### [Information given]
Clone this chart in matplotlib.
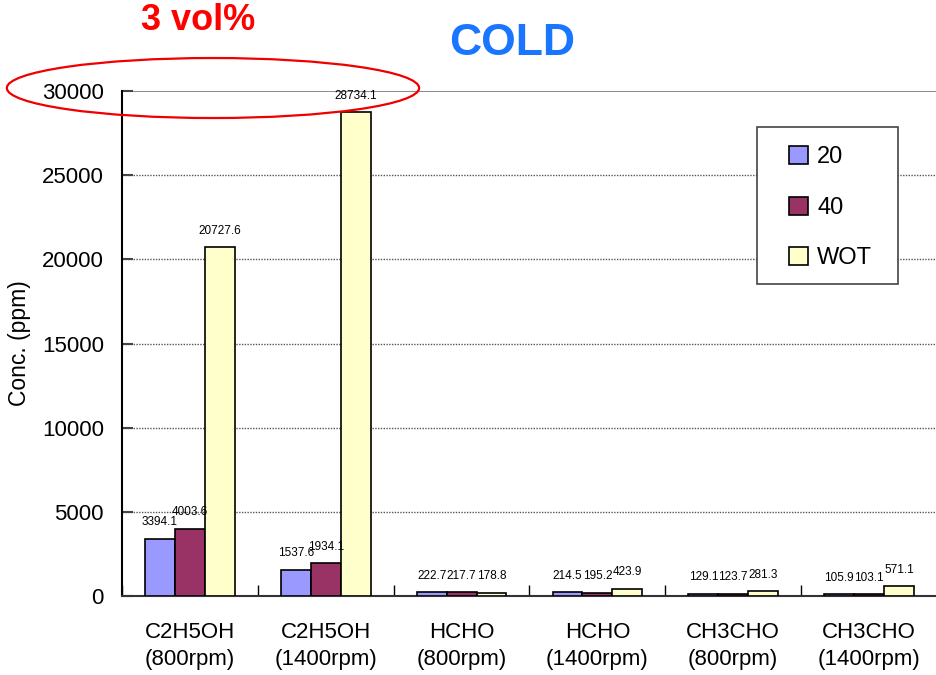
import matplotlib
matplotlib.use("Agg")
import matplotlib.pyplot as plt
from matplotlib.patches import Ellipse, Rectangle
import numpy as np

plt.rcParams['font.family'] = ['Liberation Sans', 'DejaVu Sans']

categories = ["C2H5OH\n(800rpm)", "C2H5OH\n(1400rpm)", "HCHO\n(800rpm)",
              "HCHO\n(1400rpm)", "CH3CHO\n(800rpm)", "CH3CHO\n(1400rpm)"]
series_names = ["20", "40", "WOT"]
vals_20 = [3394.1, 1537.6, 222.7, 214.5, 129.1, 105.9]
vals_40 = [4003.6, 1934.1, 217.7, 195.2, 123.7, 103.1]
vals_wot = [20727.6, 28734.1, 178.8, 423.9, 281.3, 571.1]
yticks = [0, 5000, 10000, 15000, 20000, 25000, 30000]

colors = ["#9999FF", "#993366", "#FFFFCC"]

fig = plt.figure(figsize=(9.37, 6.75), dpi=100)
ax = fig.add_axes([0.1302, 0.117, 0.8698, 0.748])

x = np.arange(len(categories))
w = 0.22
for i, (vals, name, col) in enumerate(zip([vals_20, vals_40, vals_wot], series_names, colors)):
    pos = x + (i - 1) * w
    ax.bar(pos, vals, width=w, color=col, edgecolor="black", linewidth=1.2,
           label=name, zorder=3)
    for px, v in zip(pos, vals):
        ax.annotate(f"{v:.1f}", (px, v), xytext=(0, 12), textcoords="offset points",
                    ha="center", va="center", fontsize=8.5, zorder=4)

ax.set_xlim(-0.5, len(categories) - 0.5)
ax.set_ylim(0, 30000)
ax.set_yticks(yticks)
ax.set_yticklabels([str(t) for t in yticks], fontsize=16)
ax.set_xticks(np.arange(len(categories) + 1) - 0.5)
ax.set_xticklabels([])
ax.tick_params(axis="x", direction="in", length=8, width=1, color="black")
ax.tick_params(axis="y", direction="in", length=8, width=1.5, color="#444444", pad=13)
for xi, lab in zip(x, categories):
    ax.text(xi, -1550, lab, ha="center", va="top", fontsize=16, linespacing=1.35)

for t in yticks[1:-1]:
    ax.axhline(t, color="#555555", linestyle=(0, (1, 1)), linewidth=1.0, zorder=1)
ax.axhline(30000, color="#777777", linewidth=1.2, zorder=1)

for side in ["top", "right"]:
    ax.spines[side].set_visible(False)
ax.spines["left"].set_linewidth(1.5)
ax.spines["bottom"].set_linewidth(1.5)
ax.spines["bottom"].set_color("#333333")

ax.set_ylabel("Conc. (ppm)", fontsize=16.5, labelpad=8)

# legend frame drawn separately so the entries can sit with a wider left margin
ax.add_patch(Rectangle((757 / 937, 1 - 284 / 675), 141 / 937, 157 / 675,
                       transform=fig.transFigure, facecolor="white",
                       edgecolor="#444444", linewidth=1.2, zorder=5, clip_on=False))
leg = ax.legend(loc="upper left", bbox_to_anchor=(789 / 937, 1 - 146 / 675),
                bbox_transform=fig.transFigure, fontsize=17, frameon=False,
                handlelength=0.8, handleheight=0.8, handletextpad=0.4,
                labelspacing=1.2, borderpad=0, borderaxespad=0)
leg.set_zorder(6)

fig.text(0.211, 0.970, "3 vol%", color="#FF0000", fontsize=26, fontweight="bold",
         ha="center", va="center")
fig.text(0.547, 0.936, "COLD", color="#1A75FF", fontsize=32, fontweight="bold",
         ha="center", va="center")

fig.patches.append(Ellipse((0.2273, 0.8696), 0.44, 0.0889, transform=fig.transFigure,
                           fill=False, edgecolor="#EE0000", linewidth=1.6, zorder=10))

fig.savefig("out.png", dpi=100)
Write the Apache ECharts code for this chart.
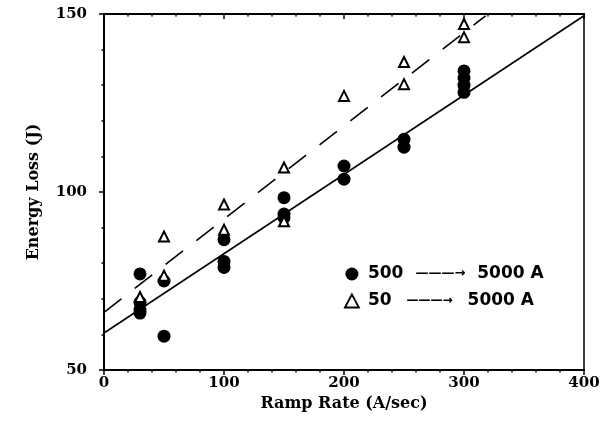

### [The task]
Go through the listing above and write it all out exactly, leaving out any picture.

### [Solved exercise]
Clone this chart in matplotlib.
import matplotlib
matplotlib.use("Agg")
import matplotlib.pyplot as plt
from matplotlib.patches import Ellipse, Rectangle
import numpy as np

plt.rcParams['font.family'] = ['Liberation Sans', 'DejaVu Sans']

categories = ["C2H5OH\n(800rpm)", "C2H5OH\n(1400rpm)", "HCHO\n(800rpm)",
              "HCHO\n(1400rpm)", "CH3CHO\n(800rpm)", "CH3CHO\n(1400rpm)"]
series_names = ["20", "40", "WOT"]
vals_20 = [3394.1, 1537.6, 222.7, 214.5, 129.1, 105.9]
vals_40 = [4003.6, 1934.1, 217.7, 195.2, 123.7, 103.1]
vals_wot = [20727.6, 28734.1, 178.8, 423.9, 281.3, 571.1]
yticks = [0, 5000, 10000, 15000, 20000, 25000, 30000]

colors = ["#9999FF", "#993366", "#FFFFCC"]

fig = plt.figure(figsize=(9.37, 6.75), dpi=100)
ax = fig.add_axes([0.1302, 0.117, 0.8698, 0.748])

x = np.arange(len(categories))
w = 0.22
for i, (vals, name, col) in enumerate(zip([vals_20, vals_40, vals_wot], series_names, colors)):
    pos = x + (i - 1) * w
    ax.bar(pos, vals, width=w, color=col, edgecolor="black", linewidth=1.2,
           label=name, zorder=3)
    for px, v in zip(pos, vals):
        ax.annotate(f"{v:.1f}", (px, v), xytext=(0, 12), textcoords="offset points",
                    ha="center", va="center", fontsize=8.5, zorder=4)

ax.set_xlim(-0.5, len(categories) - 0.5)
ax.set_ylim(0, 30000)
ax.set_yticks(yticks)
ax.set_yticklabels([str(t) for t in yticks], fontsize=16)
ax.set_xticks(np.arange(len(categories) + 1) - 0.5)
ax.set_xticklabels([])
ax.tick_params(axis="x", direction="in", length=8, width=1, color="black")
ax.tick_params(axis="y", direction="in", length=8, width=1.5, color="#444444", pad=13)
for xi, lab in zip(x, categories):
    ax.text(xi, -1550, lab, ha="center", va="top", fontsize=16, linespacing=1.35)

for t in yticks[1:-1]:
    ax.axhline(t, color="#555555", linestyle=(0, (1, 1)), linewidth=1.0, zorder=1)
ax.axhline(30000, color="#777777", linewidth=1.2, zorder=1)

for side in ["top", "right"]:
    ax.spines[side].set_visible(False)
ax.spines["left"].set_linewidth(1.5)
ax.spines["bottom"].set_linewidth(1.5)
ax.spines["bottom"].set_color("#333333")

ax.set_ylabel("Conc. (ppm)", fontsize=16.5, labelpad=8)

# legend frame drawn separately so the entries can sit with a wider left margin
ax.add_patch(Rectangle((757 / 937, 1 - 284 / 675), 141 / 937, 157 / 675,
                       transform=fig.transFigure, facecolor="white",
                       edgecolor="#444444", linewidth=1.2, zorder=5, clip_on=False))
leg = ax.legend(loc="upper left", bbox_to_anchor=(789 / 937, 1 - 146 / 675),
                bbox_transform=fig.transFigure, fontsize=17, frameon=False,
                handlelength=0.8, handleheight=0.8, handletextpad=0.4,
                labelspacing=1.2, borderpad=0, borderaxespad=0)
leg.set_zorder(6)

fig.text(0.211, 0.970, "3 vol%", color="#FF0000", fontsize=26, fontweight="bold",
         ha="center", va="center")
fig.text(0.547, 0.936, "COLD", color="#1A75FF", fontsize=32, fontweight="bold",
         ha="center", va="center")

fig.patches.append(Ellipse((0.2273, 0.8696), 0.44, 0.0889, transform=fig.transFigure,
                           fill=False, edgecolor="#EE0000", linewidth=1.6, zorder=10))

fig.savefig("out.png", dpi=100)
Write the Apache ECharts code for this chart.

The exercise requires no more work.